Maybe it's just me, but I was fairly militant regarding exercise way before I ever joined the fire service. I used to bring a pair of 50's on the bus to knock out thrusters, C&J's and snatches (an olympic movement performed with a DB in this case) in between jobs, "greasing the groove" style. I'd also do bus stop pullups and stuff, although I wasn't as diesel as these guys -
http://www.youtube.com/watch?v=kDCxH88-9X8
I've noticed that a physically weak partner will get the fit one hurt, as they try to compensate for the other's weakness. Ever carry someone down a flight of stairs while your weak partner holds the handles at the bottom of the chair with fully extended arms, too weak and/or lazy to choke up and keep me from having to lean over excessively? How about someone too weak to get the cot up to the top for loading? Why am I always stuck loading the heavy hitters? If you need to rest at every landing while removing a pt on a stair chair, you're useless to me. If you can't roll a pt onto a sheet/blanket and carry them with me down at least one flight of stairs through a narrow hallway to the cot (for those times when the pt doesn't have the time that it takes to do a reeves), you're useless to me. If you can't help me get an unconscious flaccid pt out of the bathtub, you're useless to me. If you gas on compressions after one minute, you're useless to me. If you wake me up in the back of the rig to go to Wendy's at 0130 because you're too irresponsible to pack food for the shift, and absolutely "need" to eat, I'm flinging a box of gloves or something at your head.
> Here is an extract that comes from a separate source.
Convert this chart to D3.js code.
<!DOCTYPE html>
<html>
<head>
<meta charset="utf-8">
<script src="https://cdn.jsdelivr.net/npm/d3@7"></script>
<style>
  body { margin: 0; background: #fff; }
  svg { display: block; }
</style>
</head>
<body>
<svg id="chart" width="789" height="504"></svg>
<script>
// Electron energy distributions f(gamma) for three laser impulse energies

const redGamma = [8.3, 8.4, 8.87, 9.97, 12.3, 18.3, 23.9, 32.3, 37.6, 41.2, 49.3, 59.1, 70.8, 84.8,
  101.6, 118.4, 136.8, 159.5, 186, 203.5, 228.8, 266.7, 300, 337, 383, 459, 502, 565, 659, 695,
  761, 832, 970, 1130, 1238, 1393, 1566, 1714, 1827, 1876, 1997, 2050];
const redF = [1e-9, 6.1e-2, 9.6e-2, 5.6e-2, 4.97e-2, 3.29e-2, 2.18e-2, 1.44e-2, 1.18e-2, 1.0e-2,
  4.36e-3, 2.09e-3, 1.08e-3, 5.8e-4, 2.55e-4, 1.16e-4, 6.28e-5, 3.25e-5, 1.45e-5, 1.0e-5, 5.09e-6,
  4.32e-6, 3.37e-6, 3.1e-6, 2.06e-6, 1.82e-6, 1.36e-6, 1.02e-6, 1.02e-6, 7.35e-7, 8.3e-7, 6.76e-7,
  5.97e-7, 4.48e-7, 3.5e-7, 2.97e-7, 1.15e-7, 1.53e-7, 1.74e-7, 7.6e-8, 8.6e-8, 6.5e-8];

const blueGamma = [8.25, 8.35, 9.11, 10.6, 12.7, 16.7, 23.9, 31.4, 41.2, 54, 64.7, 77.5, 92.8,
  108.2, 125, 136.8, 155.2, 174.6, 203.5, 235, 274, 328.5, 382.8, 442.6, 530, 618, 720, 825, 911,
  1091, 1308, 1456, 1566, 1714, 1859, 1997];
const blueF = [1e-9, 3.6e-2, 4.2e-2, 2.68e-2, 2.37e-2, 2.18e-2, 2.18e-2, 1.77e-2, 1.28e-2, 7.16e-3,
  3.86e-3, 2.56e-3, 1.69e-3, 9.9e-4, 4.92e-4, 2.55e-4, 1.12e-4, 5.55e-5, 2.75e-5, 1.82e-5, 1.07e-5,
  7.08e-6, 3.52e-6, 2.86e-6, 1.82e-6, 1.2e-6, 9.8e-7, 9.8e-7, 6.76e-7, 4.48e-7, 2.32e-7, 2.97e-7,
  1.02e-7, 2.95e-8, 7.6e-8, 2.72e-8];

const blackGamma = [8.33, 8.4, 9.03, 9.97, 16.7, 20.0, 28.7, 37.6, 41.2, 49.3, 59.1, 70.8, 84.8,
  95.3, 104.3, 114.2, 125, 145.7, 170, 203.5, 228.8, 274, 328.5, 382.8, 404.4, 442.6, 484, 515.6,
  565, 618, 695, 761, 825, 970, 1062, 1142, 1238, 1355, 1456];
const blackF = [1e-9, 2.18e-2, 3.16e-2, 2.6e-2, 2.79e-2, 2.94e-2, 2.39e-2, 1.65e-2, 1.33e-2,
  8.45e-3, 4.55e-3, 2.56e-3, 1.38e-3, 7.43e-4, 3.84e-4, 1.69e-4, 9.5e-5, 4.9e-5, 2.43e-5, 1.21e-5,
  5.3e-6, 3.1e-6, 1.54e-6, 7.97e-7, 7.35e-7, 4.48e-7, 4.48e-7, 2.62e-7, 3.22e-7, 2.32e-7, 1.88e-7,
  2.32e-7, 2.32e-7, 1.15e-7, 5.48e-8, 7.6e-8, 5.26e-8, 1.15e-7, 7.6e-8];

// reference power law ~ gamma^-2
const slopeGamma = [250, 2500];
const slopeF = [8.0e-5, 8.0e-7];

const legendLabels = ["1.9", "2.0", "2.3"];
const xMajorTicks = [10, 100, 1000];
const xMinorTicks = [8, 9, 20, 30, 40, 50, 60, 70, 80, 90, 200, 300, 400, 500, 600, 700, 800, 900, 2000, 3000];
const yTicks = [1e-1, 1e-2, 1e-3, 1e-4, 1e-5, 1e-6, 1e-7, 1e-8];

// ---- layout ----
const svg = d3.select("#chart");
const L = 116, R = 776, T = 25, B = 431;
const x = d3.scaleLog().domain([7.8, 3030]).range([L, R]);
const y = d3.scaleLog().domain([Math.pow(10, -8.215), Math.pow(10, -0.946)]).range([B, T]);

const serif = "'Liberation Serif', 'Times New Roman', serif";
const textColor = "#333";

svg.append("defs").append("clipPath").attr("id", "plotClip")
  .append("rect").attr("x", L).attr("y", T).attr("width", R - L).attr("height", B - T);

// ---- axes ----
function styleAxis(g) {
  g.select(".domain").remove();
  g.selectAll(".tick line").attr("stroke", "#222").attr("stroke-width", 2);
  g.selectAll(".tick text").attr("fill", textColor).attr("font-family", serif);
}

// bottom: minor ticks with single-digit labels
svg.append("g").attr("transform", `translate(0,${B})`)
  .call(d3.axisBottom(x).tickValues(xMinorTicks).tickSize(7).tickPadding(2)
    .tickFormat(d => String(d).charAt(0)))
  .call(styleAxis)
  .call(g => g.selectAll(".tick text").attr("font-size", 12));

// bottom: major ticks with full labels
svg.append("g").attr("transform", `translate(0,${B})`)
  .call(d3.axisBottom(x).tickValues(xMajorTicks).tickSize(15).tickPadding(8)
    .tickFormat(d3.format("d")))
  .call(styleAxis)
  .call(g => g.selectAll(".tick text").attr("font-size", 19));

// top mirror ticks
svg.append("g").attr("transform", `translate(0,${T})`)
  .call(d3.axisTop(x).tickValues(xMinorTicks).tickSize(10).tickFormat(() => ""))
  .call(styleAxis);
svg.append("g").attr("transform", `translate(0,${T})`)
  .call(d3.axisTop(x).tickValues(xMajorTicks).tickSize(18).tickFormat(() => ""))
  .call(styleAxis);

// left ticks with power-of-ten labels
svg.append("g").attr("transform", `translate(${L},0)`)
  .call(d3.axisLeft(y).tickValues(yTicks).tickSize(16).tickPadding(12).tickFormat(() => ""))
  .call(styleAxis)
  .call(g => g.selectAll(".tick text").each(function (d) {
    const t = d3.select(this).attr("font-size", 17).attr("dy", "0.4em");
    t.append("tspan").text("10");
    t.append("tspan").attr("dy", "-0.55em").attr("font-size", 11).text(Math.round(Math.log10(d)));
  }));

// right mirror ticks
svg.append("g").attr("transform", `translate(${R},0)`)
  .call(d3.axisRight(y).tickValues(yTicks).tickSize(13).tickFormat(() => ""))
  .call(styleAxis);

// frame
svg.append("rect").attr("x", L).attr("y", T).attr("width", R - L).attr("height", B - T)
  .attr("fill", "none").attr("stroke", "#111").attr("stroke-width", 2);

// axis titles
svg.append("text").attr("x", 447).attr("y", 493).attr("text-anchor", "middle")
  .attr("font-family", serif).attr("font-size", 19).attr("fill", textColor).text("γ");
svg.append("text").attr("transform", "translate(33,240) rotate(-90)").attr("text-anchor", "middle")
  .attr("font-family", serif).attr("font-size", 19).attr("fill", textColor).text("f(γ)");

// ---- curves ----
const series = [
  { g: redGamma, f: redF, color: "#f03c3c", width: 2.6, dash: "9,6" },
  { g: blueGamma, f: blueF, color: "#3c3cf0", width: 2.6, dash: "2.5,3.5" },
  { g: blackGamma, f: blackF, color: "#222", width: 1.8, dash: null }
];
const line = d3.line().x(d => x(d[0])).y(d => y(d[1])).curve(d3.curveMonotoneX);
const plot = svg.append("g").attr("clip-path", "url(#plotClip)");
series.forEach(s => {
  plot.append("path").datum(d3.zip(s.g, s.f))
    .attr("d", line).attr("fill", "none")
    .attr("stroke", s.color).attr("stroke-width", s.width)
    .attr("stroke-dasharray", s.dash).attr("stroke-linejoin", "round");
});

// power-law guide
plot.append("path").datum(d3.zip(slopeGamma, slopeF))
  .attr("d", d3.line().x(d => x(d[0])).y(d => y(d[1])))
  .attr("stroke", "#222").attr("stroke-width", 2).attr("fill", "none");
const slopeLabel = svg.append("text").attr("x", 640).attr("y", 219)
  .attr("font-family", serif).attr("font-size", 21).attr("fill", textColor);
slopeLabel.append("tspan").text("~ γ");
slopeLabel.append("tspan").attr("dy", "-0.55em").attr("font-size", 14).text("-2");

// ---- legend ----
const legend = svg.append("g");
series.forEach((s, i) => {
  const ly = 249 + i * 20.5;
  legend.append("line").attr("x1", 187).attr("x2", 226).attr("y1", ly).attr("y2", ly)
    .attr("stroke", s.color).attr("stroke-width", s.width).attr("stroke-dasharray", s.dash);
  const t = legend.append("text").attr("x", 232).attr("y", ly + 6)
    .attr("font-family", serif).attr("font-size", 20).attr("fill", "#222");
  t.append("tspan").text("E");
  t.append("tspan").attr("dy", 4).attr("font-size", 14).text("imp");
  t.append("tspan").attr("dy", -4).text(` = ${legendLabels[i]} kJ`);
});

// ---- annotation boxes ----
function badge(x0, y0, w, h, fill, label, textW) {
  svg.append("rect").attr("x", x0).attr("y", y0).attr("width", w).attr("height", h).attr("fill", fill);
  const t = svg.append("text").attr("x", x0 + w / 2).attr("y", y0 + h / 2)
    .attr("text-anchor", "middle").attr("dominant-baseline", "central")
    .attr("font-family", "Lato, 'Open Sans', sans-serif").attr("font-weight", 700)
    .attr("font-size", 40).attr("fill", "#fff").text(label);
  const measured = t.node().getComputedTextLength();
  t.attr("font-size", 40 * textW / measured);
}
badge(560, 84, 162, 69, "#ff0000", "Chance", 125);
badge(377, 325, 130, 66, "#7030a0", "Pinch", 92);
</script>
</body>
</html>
Maybe it's just me, but if I were to see the ramifications of an unhealthy lifestyle on a daily basis, for example obese type II diabetics w/ HTN, CHF, amp. limbs etc. COPD'ers, post MI pts, so on and so forth I think that I'd pay a little more attention to my own health.
You don't need to be fit like a Navy Seal, and you can be 400#, as long as you can hang and do the job I won't judge.